# Hidden shower drain system.



## gideond (May 17, 2007)

I've had a customer ask for a drain system in their shower that seems vaguely familiar but not something we've done before. He wants the drains to be located at the edge of the wall and invisible to view. I'm assuming this would involve running the water through a small seam at the edge of the wall and into a drain hidden in a waterproofed channel under the floor. Anyone have any input on this? My main problem is, I'm not sure what this kind of system is called to even do a google search for it.


----------



## kevjob (Aug 14, 2006)

you can do a trough drain which is at the front of the shower, haven't heard of hidde drain all you see is the grate


----------



## 1mancrew (Nov 17, 2008)

Try a seach for invisible shower drain. This might be an idea you can sell the homeowner. http://www.linearis.co.uk/showerGullies.htm


----------



## neolitic (Apr 20, 2006)

Maybe something like this....
http://www.noequal.ie/tiled-gutters.html


----------



## kevjob (Aug 14, 2006)

nice link Neo. :thumbsup:


----------



## neolitic (Apr 20, 2006)

*I* thought they were pretty cool.
Unless the chick has that Lady Godiva 
long silky flowing hair.......










Oops, 
Yeah pretty cool drain! :thumbsup:


----------



## gideond (May 17, 2007)

Yes, I've come across the troughs, gullies, etc. None of these seem to be exactly what he wants. I'm starting to doubt it really exists. I'm a little concerned with clogging anyway. If you hide the drain like he want to and you get hair in it, how do you clean it out?

Thanks for the input.


----------



## SLSTech (Sep 13, 2008)

Whats behind the shower - is there a closet?

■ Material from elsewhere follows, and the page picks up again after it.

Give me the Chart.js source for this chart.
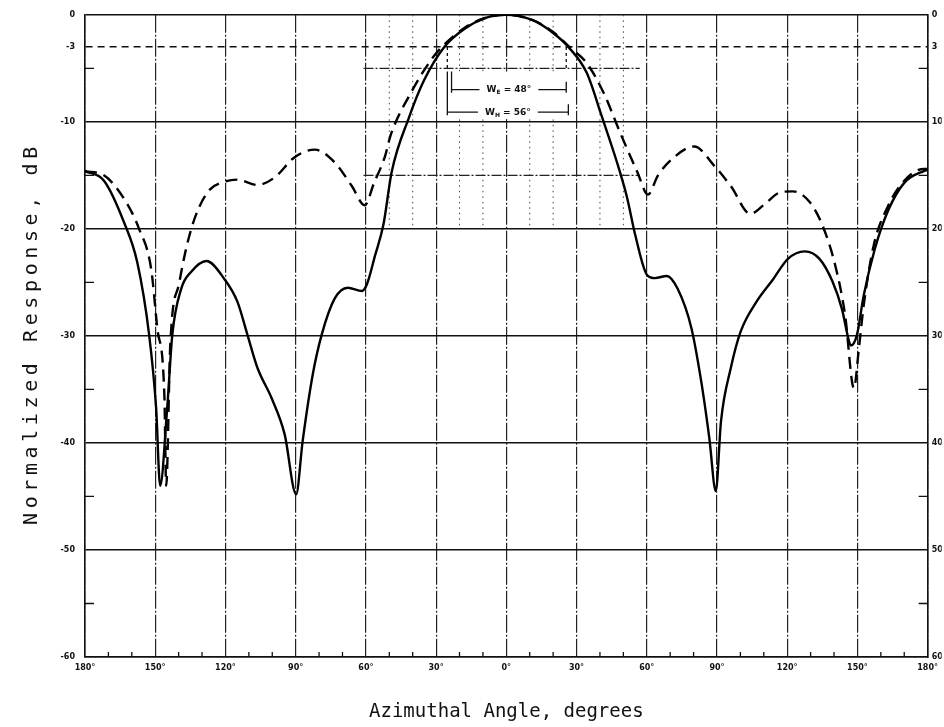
<!DOCTYPE html>
<html>
<head>
<meta charset="utf-8">
<script src="https://cdn.jsdelivr.net/npm/chart.js@4.4.0/dist/chart.umd.min.js"></script>
<style>
  html, body { margin: 0; padding: 0; background: #fff; }
  #wrap { width: 944px; height: 727px; }
</style>
</head>
<body>
<div id="wrap"><canvas id="pattern"></canvas></div>
<script>
// solid trace (angle in degrees, response in dB)
const solidAngle = [-180, -171.9, -163.3, -157.7, -152.6, -149.6, -147.9, -144.9, -142.7, -138.9, -134.6, -128.1,
  -120.4, -114.9, -110.6, -106.3, -100.3, -94.7, -89.8, -87.0, -82.7, -78.9, -73.3, -67.7, -61.7, -59.6, -56.1,
  -52.5, -49.0, -41.6, -35.1, -26.5, -17.8, -9.1, -0.4, 11.3, 20.0, 26.5, 34.3, 40.8, 47.3, 51.5, 55.1, 60.1,
  63.5, 68.5, 73.2, 79.1, 83.3, 86.7, 89.5, 91.7, 95.9, 100.1, 106.9, 114.0, 120.3, 127.5, 133.8, 139.3, 143.4,
  146.4, 147.2, 149.8, 152.7, 157.4, 163.3, 170.0, 178.4, 180];
const solidDb = [-14.6, -15.5, -19.4, -23.1, -29.9, -36.8, -44.0, -36.8, -29.9, -25.6, -24.0, -23.0,
  -24.7, -26.8, -29.9, -33.0, -35.8, -39.2, -44.8, -39.8, -33.6, -29.9, -26.5, -25.5, -25.8, -25.2, -22.5,
  -19.6, -14.7, -9.6, -6.1, -3.0, -1.3, -0.3, 0, -0.5, -1.7, -3.0, -5.4, -9.5, -13.8, -17.0, -20.6, -24.3,
  -24.6, -24.4, -25.6, -29.3, -34.3, -39.5, -44.5, -38.0, -33.0, -29.6, -26.8, -24.7, -22.8, -22.1, -22.8, -24.9, -27.5,
  -30.5, -30.9, -29.9, -26.2, -21.9, -18.2, -15.7, -14.6, -14.5];

// dashed trace
const dashedAngle = [-180, -171.9, -163.3, -156.9, -151.7, -149.1, -146.1, -145.3, -143.6, -139.7, -134.6, -127.7,
  -120.4, -114.9, -106.3, -99.0, -90.4, -81.8, -73.3, -66.0, -60.5, -56.5, -51.8, -49.5, -40.8, -32.1, -27.5,
  -17.8, -9.1, -0.4, 11.3, 20.0, 26.9, 34.3, 41.6, 48.6, 56.0, 60.5, 64.8, 70.7, 80.3, 88.8, 95.9, 104.3, 109.8,
  116.9, 122.4, 129.6, 135.1, 140.5, 144.7, 148.5, 150.6, 152.7, 157.0, 163.0, 170.0, 178.4, 180];
const dashedDb = [-14.6, -15.0, -17.2, -20.0, -23.8, -29.3, -35.5, -44.0, -31.0, -25.0, -20.0, -16.6,
  -15.6, -15.4, -15.9, -15.2, -13.3, -12.6, -13.8, -16.0, -17.8, -15.7, -13.2, -11.3, -7.3, -4.2, -3.0,
  -1.2, -0.3, 0, -0.5, -1.6, -3.0, -4.5, -7.3, -11.0, -14.7, -16.8, -15.0, -13.5, -12.3, -14.1, -16.0, -18.6, -17.8,
  -16.6, -16.5, -17.5, -19.7, -23.4, -28.0, -34.9, -31.2, -27.1, -21.5, -17.9, -15.5, -14.4, -14.4];

const yTickValues = [0, -3, -10, -20, -30, -40, -50, -60];
const minorDb = [-5, -15, -25, -35, -45, -55];
const minorAngle = [-170, -160, -140, -130, -110, -100, -80, -70, -50, -40, -20, -10,
  10, 20, 40, 50, 70, 80, 100, 110, 130, 140, 160, 170];
const insetAngle = [-50, -40, -20, -10, 10, 20, 40, 50];

// beamwidth annotation
const beamSub = ['E', 'H'];
const beamText = [' = 48°', ' = 56°'];
const beamFrom = [-23.4, -25.2];
const beamTo = [25.6, 26.5];
const beamLevel = [-7.0, -9.1];

const pts = (xs, ys) => xs.map((x, i) => ({ x: x, y: ys[i] }));

const decor = {
  id: 'decor',
  beforeDatasetsDraw(chart) {
    const ctx = chart.ctx;
    const sx = chart.scales.x, sy = chart.scales.y;
    const X = v => sx.getPixelForValue(v), Y = v => sy.getPixelForValue(v);
    ctx.save();
    // dotted inset grid round the main lobe
    ctx.strokeStyle = '#444';
    ctx.lineWidth = 1;
    ctx.setLineDash([1.5, 4]);
    insetAngle.forEach(a => {
      ctx.beginPath();
      ctx.moveTo(X(a), Y(0));
      ctx.lineTo(X(a), Y(-20));
      ctx.stroke();
    });
    ctx.setLineDash([10, 2, 2, 2]);
    ctx.strokeStyle = '#222';
    ctx.lineWidth = 1.2;
    [-5, -15].forEach(d => {
      ctx.beginPath();
      ctx.moveTo(X(-61), Y(d));
      ctx.lineTo(X(57), Y(d));
      ctx.stroke();
    });
    // blank box for the labels
    ctx.fillStyle = '#fff';
    ctx.fillRect(X(-29.4), Y(-5.3), X(29.4) - X(-29.4), Y(-9.75) - Y(-5.3));
    // beam width bars
    ctx.setLineDash([]);
    ctx.strokeStyle = '#111';
    ctx.fillStyle = '#111';
    ctx.lineWidth = 1.3;
    beamSub.forEach((s, i) => {
      const y = Y(beamLevel[i]);
      const x1 = X(beamFrom[i]), x2 = X(beamTo[i]);
      const mid = X((beamFrom[i] + beamTo[i]) / 2);
      ctx.font = 'bold 9px "DejaVu Sans"';
      const wW = ctx.measureText('W').width;
      const wT = ctx.measureText(beamText[i]).width;
      ctx.font = 'bold 6px "DejaVu Sans"';
      const wS = ctx.measureText(s).width;
      const total = wW + wS + wT;
      const t0 = mid - total / 2;
      ctx.beginPath();
      ctx.moveTo(x1, y); ctx.lineTo(t0 - 7, y);
      ctx.moveTo(t0 + total + 7, y); ctx.lineTo(x2, y);
      ctx.moveTo(x1, y + 3); ctx.lineTo(x1, Y(-5.3));
      ctx.moveTo(x2, y + 3); ctx.lineTo(x2, y - 8);
      ctx.stroke();
      ctx.textBaseline = 'middle';
      ctx.textAlign = 'left';
      ctx.font = 'bold 9px "DejaVu Sans"';
      ctx.fillText('W', t0, y);
      ctx.font = 'bold 6px "DejaVu Sans"';
      ctx.fillText(s, t0 + wW, y + 3);
      ctx.font = 'bold 9px "DejaVu Sans"';
      ctx.fillText(beamText[i], t0 + wW + wS, y);
    });
    ctx.setLineDash([3, 3]);
    ctx.beginPath();
    ctx.moveTo(X(beamFrom[1]), Y(-3)); ctx.lineTo(X(beamFrom[1]), Y(-5));
    ctx.moveTo(X(beamTo[0]), Y(-3)); ctx.lineTo(X(beamTo[0]), Y(-5));
    ctx.stroke();
    ctx.restore();
  },
  afterDraw(chart) {
    const ctx = chart.ctx;
    const sx = chart.scales.x, sy = chart.scales.y;
    const a = chart.chartArea;
    ctx.save();
    ctx.strokeStyle = '#111';
    ctx.lineWidth = 1.3;
    ctx.beginPath();
    minorDb.forEach(d => {
      const y = sy.getPixelForValue(d);
      ctx.moveTo(a.left, y); ctx.lineTo(a.left + 9, y);
      ctx.moveTo(a.right, y); ctx.lineTo(a.right - 9, y);
    });
    minorAngle.forEach(v => {
      const x = sx.getPixelForValue(v);
      ctx.moveTo(x, a.bottom); ctx.lineTo(x, a.bottom - 5);
    });
    ctx.stroke();
    // y axis title, spaced out like the typed original
    ctx.fillStyle = '#111';
    ctx.translate(32, (a.top + a.bottom) / 2);
    ctx.rotate(-Math.PI / 2);
    ctx.font = '20px "DejaVu Sans Mono"';
    ctx.textAlign = 'center';
    ctx.textBaseline = 'middle';
    if ('letterSpacing' in ctx) {
      ctx.letterSpacing = '4.6px';
      ctx.fillText('Normalized Response, dB', 2.3, 0);
    } else {
      ctx.scale(1.39, 1);
      ctx.fillText('Normalized Response, dB', 0, 0);
    }
    ctx.restore();
  }
};

const tickFont = { family: 'DejaVu Sans', size: 8, weight: 'bold' };
const setTicks = scale => { scale.ticks = yTickValues.map(v => ({ value: v })); };

new Chart(document.getElementById('pattern'), {
  type: 'line',
  data: {
    datasets: [
      {
        label: 'solid',
        data: pts(solidAngle, solidDb),
        borderColor: '#000',
        borderWidth: 2.4,
        pointRadius: 0,
        cubicInterpolationMode: 'monotone',
        fill: false
      },
      {
        label: 'dashed',
        data: pts(dashedAngle, dashedDb),
        borderColor: '#000',
        borderWidth: 2.4,
        borderDash: [12, 7],
        pointRadius: 0,
        cubicInterpolationMode: 'monotone',
        fill: false
      }
    ]
  },
  options: {
    responsive: true,
    maintainAspectRatio: false,
    animation: false,
    layout: { padding: { top: 12, left: 0, right: 0, bottom: 0 } },
    plugins: { legend: { display: false }, tooltip: { enabled: false } },
    scales: {
      x: {
        type: 'linear',
        min: -180,
        max: 180,
        afterFit: s => { s.height = 70; },
        ticks: {
          stepSize: 30,
          padding: 6,
          maxRotation: 0,
          color: '#111',
          font: tickFont,
          callback: v => Math.abs(v) + '°'
        },
        grid: { color: '#222', lineWidth: 1.2, drawTicks: false },
        border: { color: '#111', width: 1.6, dash: c => (c.tick ? [18, 2, 2, 2] : []) },
        title: {
          display: true,
          text: 'Azimuthal Angle, degrees',
          color: '#111',
          font: { family: 'DejaVu Sans Mono', size: 19 },
          padding: { top: 0, bottom: 4 }
        }
      },
      y: {
        type: 'linear',
        position: 'left',
        min: -60,
        max: 0,
        afterFit: s => { s.width = 85; },
        afterBuildTicks: setTicks,
        ticks: { padding: 10, color: '#111', font: tickFont, callback: v => String(v) },
        grid: { color: '#111', lineWidth: 1.4, drawTicks: false },
        border: { color: '#111', width: 1.6, dash: c => (c.tick && c.tick.value === -3 ? [7, 5] : []) }
      },
      y2: {
        type: 'linear',
        position: 'right',
        min: -60,
        max: 0,
        afterFit: s => { s.width = 14; },
        afterBuildTicks: setTicks,
        ticks: { padding: 4, color: '#111', font: tickFont, callback: v => String(Math.abs(v)) },
        grid: { drawOnChartArea: false, drawTicks: false },
        border: { color: '#111', width: 1.6 }
      }
    }
  },
  plugins: [decor]
});
</script>
</body>
</html>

My quick suggestion is build the shower larger than he wants by about 4 to 5 inches on one side

Slope it to wards that one side and put a gutter drain there

Build a false wall that comes out & covers over the gutter by about 1/4 inch & 1/2 to 3/4 above the top of the floor tile - add your backer, waterproofing & then tile - the gutter is now pretty much invisible as it 1" behind the face of the tile 

Now you have to provide a clean out - so if there is a closet behind it - add an access panel so you can access the drain from the closet - if it backs up to a finished wall, you can always have a removable tile on the outside of the shower use Velcro & instead of grouting the tile in - use color matched caulking

This is one detail you will definitely need to clear with the local building department, but with some tweaking it should come close to what you stated above


----------



## gideond (May 17, 2007)

Yes I was thinking something similar myself. I have to talk to the guy who actually measured the place and see what's on the other side of the wall. I'm pretty sure he said it's the main hallway. We'll figure something out. I just wish there was a ready made system for this, but I don't suppose there is much call for it.

Thanks again.


----------



## Gianniz (Jun 30, 2009)

Hi You should checkout the following companies drains:
Quick Drains USA
and
Waterworld solutions by Schluter Systems
Good luck


----------



## coveinspiration (Jul 6, 2009)

hidden drain! My god some people have money to wash down the drain apparently!


----------



## JCL in LA CALIF (Apr 29, 2010)

*Hidden drain is answered*

Look up Infinity Drains.com, They've got the finest grates for the coolest, high-end results. www infinitydrain.com
They also have a drain (cap) that you can tile, so it looks like the water runs into the tile grout joints. I have not posted enough to link the add but you can find the tiled drain in their website.
I'm doing a 6 bath remodel and two of the master baths are getting the fine grate type.
You have to relocate your existing p-trap and attach the 1-7/8" high trough that runs parallel with your wall edge.
You have to go their local dealer and cannot go direct. I do not know what the cost for their system is yet, but the owner wants them at any cost.
Good Luck!!


----------



## angus242 (Oct 20, 2007)

Check out the post dates....kinda old.


----------



## JCL in LA CALIF (Apr 29, 2010)

*thats what I get*

for not being on top of it. I had googled 'hidden drains' and his link was the second listing, so I found my password for Contractor Talk and replied. Thanks for the schooling, I will be a little more observant next time.
G'day.


----------



## Tech Dawg (Dec 13, 2010)

JCL in LA CALIF said:


> for not being on top of it. I had googled 'hidden drains' and his link was the second listing, so I found my password for Contractor Talk and replied. Thanks for the schooling, I will be a little more observant next time.
> G'day.


Check some of John Whipples threads in the tile or bath section... he has some good info on linear drains and the quick drains :rockon:


----------